If a network operator chooses to bypass the common control and switch matrix of several class 5 digital switches, one or more of the line/trunk frames of each of the digital switches may be placed under the control of another digital switch that provides call processing for a larger geographical region, in order to reduce the number of switches in the network. The telecommunications industry often refers to this as “network flattening” or “network collapsing,” and it can provide many advantages to the network operator, such as lower equipment costs, lower operating and maintenance costs, more efficient use of complex switching software and routing databases, simpler network management, etc.
U.S. application Ser. No. 10/971,821 discloses the use of an emergency standalone switching device. The switching system interface may then be equipped with the emergency standalone switching device, so that the combination can be used with the regional full-featured switching system while maintaining the capability to make local and 911 calls in a serving area that is temporarily isolated from the regional system due to equipment failure, facility damage, or other reasons. This combination also has the advantage that the switching system interface can be used to aggregate subscribers in the serving area that are served through DLCs, as well as those served through legacy line/trunk frames.
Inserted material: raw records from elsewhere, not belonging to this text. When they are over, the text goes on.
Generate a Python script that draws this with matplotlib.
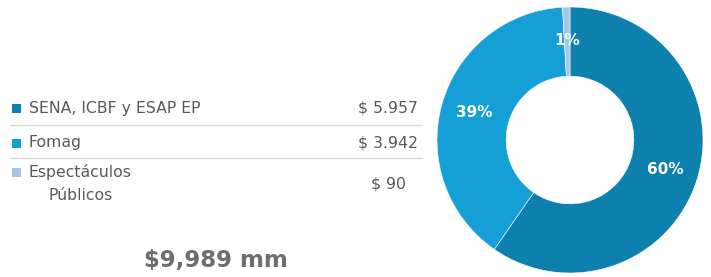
import matplotlib.pyplot as plt

# Datos (miles de millones)
categorias = ["SENA, ICBF y ESAP EP", "Fomag", "Espectáculos\n    Públicos"]
valores = [5957, 3942, 90]
etiquetas_valor = ["$ 5.957", "$ 3.942", "$ 90"]
total_texto = "$9,989 mm"

colores = ["#0E80AD", "#149FD7", "#A3C6E5"]
GRIS = "#595959"

plt.rcParams["font.family"] = ["DejaVu Sans"]

fig = plt.figure(figsize=(7.11, 2.77), dpi=100)

# Eje de fondo en coordenadas de pixel
ax = fig.add_axes([0, 0, 1, 1])
ax.set_xlim(0, 711)
ax.set_ylim(277, 0)
ax.axis("off")

filas_y = [108, 143, 184]
for i, (cat, val, col) in enumerate(zip(categorias, etiquetas_valor, colores)):
    y = filas_y[i]
    y_texto = y if i < 2 else 172
    ax.add_patch(plt.Rectangle((12, y_texto - 4.5), 9, 9, color=col, lw=0))
    if i < 2:
        ax.text(29, y, cat, fontsize=11.3, color=GRIS, va="center", ha="left")
    else:
        ax.text(29, 172, "Espectáculos", fontsize=11.3, color=GRIS, va="center", ha="left")
        ax.text(49, 195, "Públicos", fontsize=11.3, color=GRIS, va="center", ha="left")
    ax.text(388, y, val, fontsize=11.3, color=GRIS, va="center", ha="center")

for y in [125, 158]:
    ax.plot([10, 422], [y, y], color="#D9D9D9", lw=1)

ax.text(216, 261, total_texto, fontsize=16.5, fontweight="bold", color="#6E6E6E",
        va="center", ha="center")

# Dona
cx, cy, r = 570, 140, 133
ax_pie = fig.add_axes([(cx - r) / 711, (277 - cy - r) / 277, 2 * r / 711, 2 * r / 277])
wedges, _, textos = ax_pie.pie(
    valores,
    colors=colores,
    startangle=90,
    counterclock=False,
    autopct="%.0f%%",
    pctdistance=0.75,
    wedgeprops=dict(width=0.52, edgecolor="white", linewidth=0.4),
)
for t in textos:
    t.set_color("white")
    t.set_fontsize(11)
    t.set_fontweight("bold")
ax_pie.set_xlim(-1, 1)
ax_pie.set_ylim(-1, 1)
ax_pie.set_aspect("equal")

plt.savefig("out.png", dpi=100)
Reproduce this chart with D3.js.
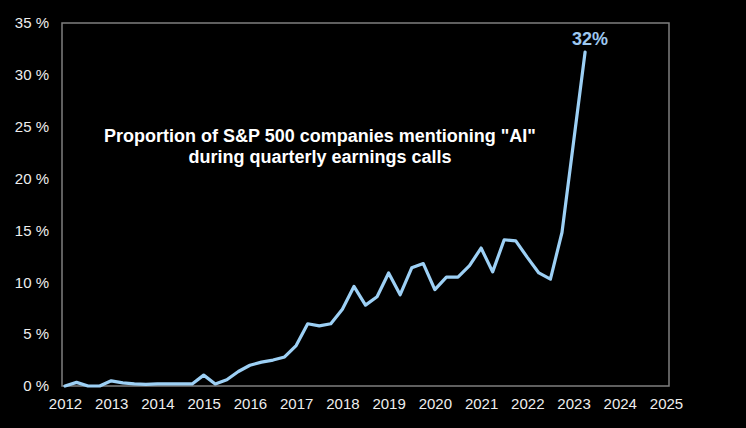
<!DOCTYPE html>
<html>
<head>
<meta charset="utf-8">
<script src="https://cdn.jsdelivr.net/npm/d3@7"></script>
<style>
  html, body { margin: 0; padding: 0; background: #000; }
  svg { display: block; }
</style>
</head>
<body>
<svg id="chart" width="746" height="428"></svg>
<script>
// Quarterly observations, 2012 Q1 .. 2023 Q2 (share of S&P 500 companies, %)
const years = [2012,2013,2014,2015,2016,2017,2018,2019,2020,2021,2022,2023];
const quarterValues = [
  [0, 0.35, 0, 0],
  [0.5, 0.3, 0.2, 0.15],
  [0.2, 0.2, 0.2, 0.2],
  [1.05, 0.2, 0.6, 1.4],
  [2.0, 2.3, 2.5, 2.8],
  [3.9, 6.0, 5.8, 6.0],
  [7.4, 9.6, 7.8, 8.6],
  [10.9, 8.8, 11.4, 11.8],
  [9.3, 10.5, 10.5, 11.6],
  [13.3, 11.0, 14.1, 14.0],
  [12.4, 10.9, 10.3, 14.8],
  [23.5, 32.2]
];
const xTicks = [2012,2013,2014,2015,2016,2017,2018,2019,2020,2021,2022,2023,2024,2025];
const yTicks = [0,5,10,15,20,25,30,35];
const titleLines = ['Proportion of S&P 500 companies mentioning "AI"', 'during quarterly earnings calls'];
const endLabel = "32%";

const data = [];
years.forEach((yr, i) => quarterValues[i].forEach((v, q) => data.push({t: yr + q * 0.25, v})));

const svg = d3.select("#chart");
const frame = {left: 62, right: 669, top: 23, bottom: 386};

const x = d3.scaleLinear().domain([2012, 2025]).range([65, 666]);
const y = d3.scaleLinear().domain([0, 35]).range([frame.bottom, frame.top]);

svg.append("rect").attr("width", 746).attr("height", 428).attr("fill", "#000");

// plot frame
svg.append("rect")
  .attr("x", frame.left).attr("y", frame.top)
  .attr("width", frame.right - frame.left).attr("height", frame.bottom - frame.top)
  .attr("fill", "none").attr("stroke", "#7f7f7f").attr("stroke-width", 1.5);

// y axis
const yAxis = svg.append("g")
  .attr("transform", `translate(${frame.left - 13},0)`)
  .call(d3.axisLeft(y).tickValues(yTicks).tickSize(0).tickPadding(0).tickFormat(d => d + " %"));
yAxis.select(".domain").remove();
yAxis.selectAll("text")
  .attr("fill", "#eeeeee")
  .style("font-family", "Arial, 'Liberation Sans', sans-serif")
  .style("font-size", "15px");

// x axis
const xAxis = svg.append("g")
  .attr("transform", `translate(0,${frame.bottom})`)
  .call(d3.axisBottom(x).tickValues(xTicks).tickSize(0).tickPadding(12).tickFormat(d3.format("d")));
xAxis.select(".domain").remove();
xAxis.selectAll("text")
  .attr("fill", "#eeeeee")
  .style("font-family", "Arial, 'Liberation Sans', sans-serif")
  .style("font-size", "15px");

// line
const line = d3.line().x(d => x(d.t)).y(d => y(d.v));
svg.append("path")
  .datum(data)
  .attr("d", line)
  .attr("fill", "none")
  .attr("stroke", "#9dd0f5")
  .attr("stroke-width", 3.2)
  .attr("stroke-linejoin", "round")
  .attr("stroke-linecap", "round");

// end label
const last = data[data.length - 1];
svg.append("text")
  .attr("x", x(last.t) + 5)
  .attr("y", y(last.v) - 7)
  .attr("text-anchor", "middle")
  .attr("fill", "#9dc8f0")
  .style("font-family", "Arial, 'Liberation Sans', sans-serif")
  .style("font-weight", "bold")
  .style("font-size", "18px")
  .text(endLabel);

// title
const title = svg.append("text")
  .attr("text-anchor", "middle")
  .attr("fill", "#ffffff")
  .style("font-family", "Arial, 'Liberation Sans', sans-serif")
  .style("font-weight", "bold")
  .style("font-size", "18px");
titleLines.forEach((s, i) => {
  title.append("tspan").attr("x", 320).attr("y", 142 + i * 21).text(s);
});
</script>
</body>
</html>
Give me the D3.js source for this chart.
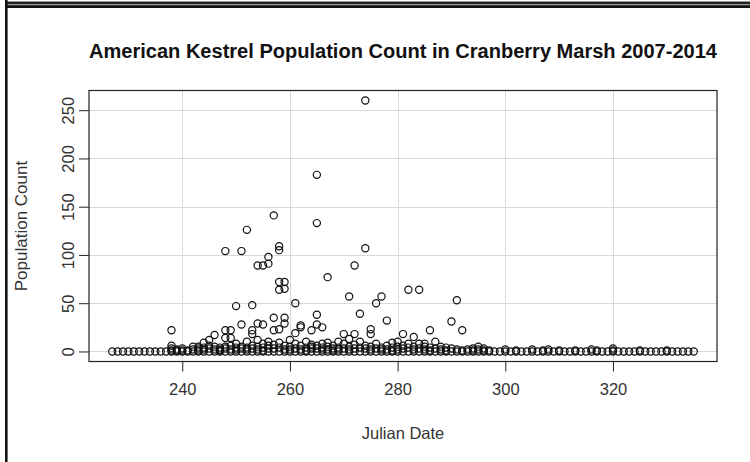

This allows all subscribers served by time-division multiplexed equipment to be protected by the emergency standalone switching device in the switching system interface, and for call processing to take place through one call control interface to the switching system interface. This simplifies the network topology and simplifies the task of administering the databases necessary for the emergency standalone switching device.
It would also be advantageous to aggregate subscribers who use packet-based telephones, such as IP phones that are now being used by some businesses, or who use telephones connected to packet-based access networks, such as new-generation telephone service over cable systems. This would allow all subscribers in a serving area to be protected by the emergency standalone switching device in the switching system interface, and for all call processing to take place through one call control interface to the switching system interface. This configuration provides the benefit of simplifying the network topology to the point where all forms of telephony would integrate seamlessly into one network.
Therefore, a system and method is needed to implement the conversion between time-division multiplexed digital signals and packetized digital signals within the switching system interface, along with the emergency standalone switching device, in such a way that all subscribers in a serving area can be served by the same call processing interface and the same regional full-featured switching system, and be protected by a common emergency standalone switching device with a common database. In addition, the entire combination should be able to route and process calls between subscribers within a serving area without the need for external switching equipment, such as a softswitch.
Thus, it would be a distinct advantage to provide a system and method to combine a conversion between time-division multiplexed digital signals and packetized digital signals with a switching system interface used to bypass the common control and switch matrix of a class 5 digital switch, and also with a switching system interface that includes an emergency standalone switching device. It is an object of the present invention to provide such a system and method.